- [SUPPLIED ENTRIES]:
+ + +
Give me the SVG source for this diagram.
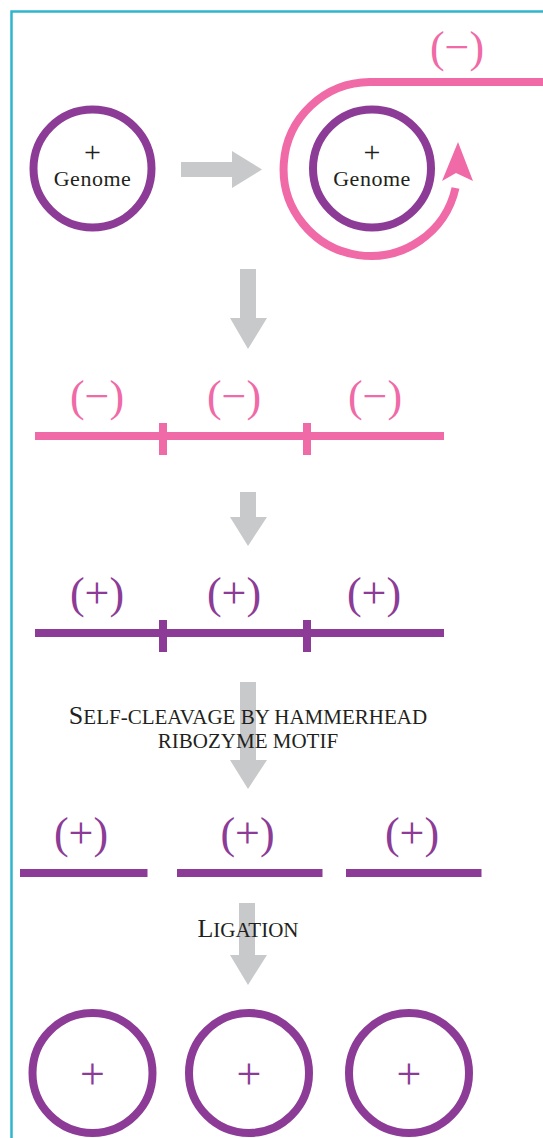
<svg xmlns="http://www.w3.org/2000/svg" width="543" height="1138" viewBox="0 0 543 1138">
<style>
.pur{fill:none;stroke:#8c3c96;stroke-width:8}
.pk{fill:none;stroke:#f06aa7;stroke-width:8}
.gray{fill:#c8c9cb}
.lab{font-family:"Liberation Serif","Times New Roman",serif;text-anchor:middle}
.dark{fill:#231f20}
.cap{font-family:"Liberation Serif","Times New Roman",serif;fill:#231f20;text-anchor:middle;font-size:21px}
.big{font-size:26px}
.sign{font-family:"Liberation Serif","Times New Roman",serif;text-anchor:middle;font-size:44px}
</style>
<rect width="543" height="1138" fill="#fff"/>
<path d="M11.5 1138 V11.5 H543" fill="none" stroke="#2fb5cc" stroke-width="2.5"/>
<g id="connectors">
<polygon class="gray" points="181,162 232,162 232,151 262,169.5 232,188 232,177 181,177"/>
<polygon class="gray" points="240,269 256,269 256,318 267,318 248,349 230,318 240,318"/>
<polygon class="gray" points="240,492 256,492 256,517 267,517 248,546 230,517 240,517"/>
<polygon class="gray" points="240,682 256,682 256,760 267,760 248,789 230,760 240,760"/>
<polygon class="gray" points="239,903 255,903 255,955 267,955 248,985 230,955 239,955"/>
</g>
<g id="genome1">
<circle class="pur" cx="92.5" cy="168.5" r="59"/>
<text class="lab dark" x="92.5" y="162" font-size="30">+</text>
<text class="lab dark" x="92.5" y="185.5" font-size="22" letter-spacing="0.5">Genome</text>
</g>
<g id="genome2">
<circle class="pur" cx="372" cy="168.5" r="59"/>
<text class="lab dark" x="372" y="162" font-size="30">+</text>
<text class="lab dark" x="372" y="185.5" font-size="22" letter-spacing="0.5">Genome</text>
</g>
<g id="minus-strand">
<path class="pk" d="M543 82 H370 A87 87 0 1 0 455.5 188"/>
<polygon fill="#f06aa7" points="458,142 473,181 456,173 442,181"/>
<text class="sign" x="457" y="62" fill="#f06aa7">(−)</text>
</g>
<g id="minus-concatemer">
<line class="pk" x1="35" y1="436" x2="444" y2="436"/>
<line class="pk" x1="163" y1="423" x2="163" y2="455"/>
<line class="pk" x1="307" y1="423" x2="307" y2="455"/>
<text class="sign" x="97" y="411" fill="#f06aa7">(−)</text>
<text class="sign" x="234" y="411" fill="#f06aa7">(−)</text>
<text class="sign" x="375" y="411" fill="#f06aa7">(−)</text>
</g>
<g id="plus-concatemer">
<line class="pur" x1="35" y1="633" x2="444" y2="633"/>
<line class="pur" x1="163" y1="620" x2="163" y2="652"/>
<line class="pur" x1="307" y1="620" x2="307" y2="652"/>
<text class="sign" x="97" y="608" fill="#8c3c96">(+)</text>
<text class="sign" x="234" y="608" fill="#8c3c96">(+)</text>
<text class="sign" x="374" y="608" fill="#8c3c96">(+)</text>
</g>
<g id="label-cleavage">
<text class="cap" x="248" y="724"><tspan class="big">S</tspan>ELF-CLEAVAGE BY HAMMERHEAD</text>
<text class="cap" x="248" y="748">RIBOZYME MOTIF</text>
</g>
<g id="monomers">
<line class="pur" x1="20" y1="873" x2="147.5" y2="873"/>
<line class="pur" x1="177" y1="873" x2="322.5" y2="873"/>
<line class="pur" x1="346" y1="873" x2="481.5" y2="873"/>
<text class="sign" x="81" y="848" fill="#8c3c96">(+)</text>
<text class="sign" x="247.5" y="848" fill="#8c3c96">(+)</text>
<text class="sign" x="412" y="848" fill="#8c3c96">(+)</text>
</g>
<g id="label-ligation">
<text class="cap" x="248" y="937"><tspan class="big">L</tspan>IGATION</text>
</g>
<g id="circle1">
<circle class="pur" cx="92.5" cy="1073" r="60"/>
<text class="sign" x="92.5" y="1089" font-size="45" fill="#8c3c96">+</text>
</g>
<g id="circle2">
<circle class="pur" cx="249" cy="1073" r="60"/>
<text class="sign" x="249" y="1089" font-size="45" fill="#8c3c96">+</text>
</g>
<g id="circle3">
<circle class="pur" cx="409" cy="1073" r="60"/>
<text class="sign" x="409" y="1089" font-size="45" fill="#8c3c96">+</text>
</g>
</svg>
+ + +
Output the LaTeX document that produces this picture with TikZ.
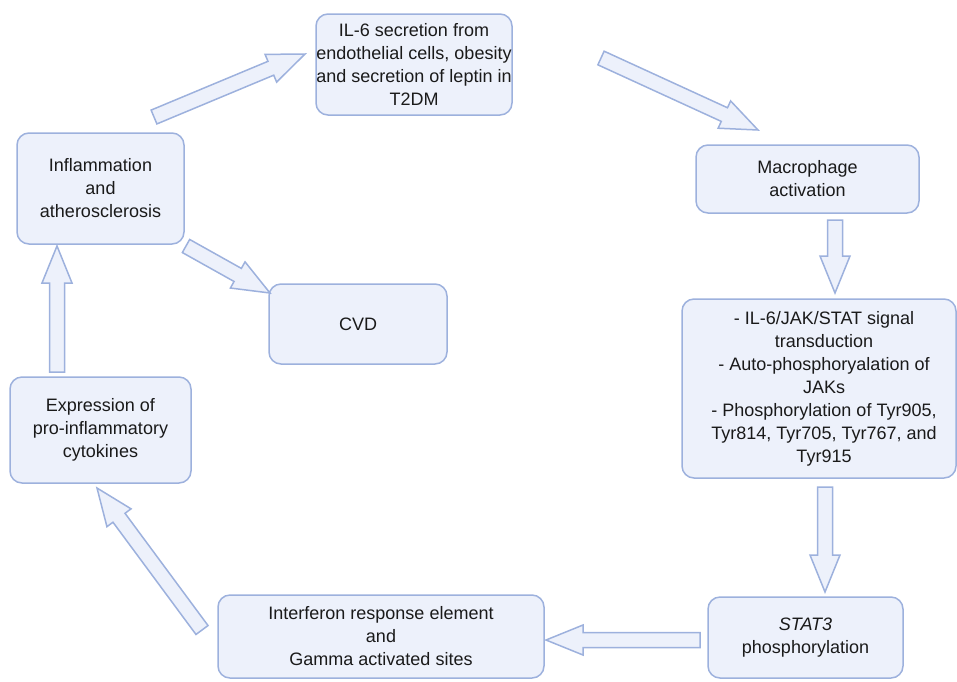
+ + +
Find every line in the records above that contains the word "this", and copy each one.

- [RESPONSE TO THE TASK]:
Give me the SVG source for this diagram.
Output the LaTeX document that produces this picture with TikZ.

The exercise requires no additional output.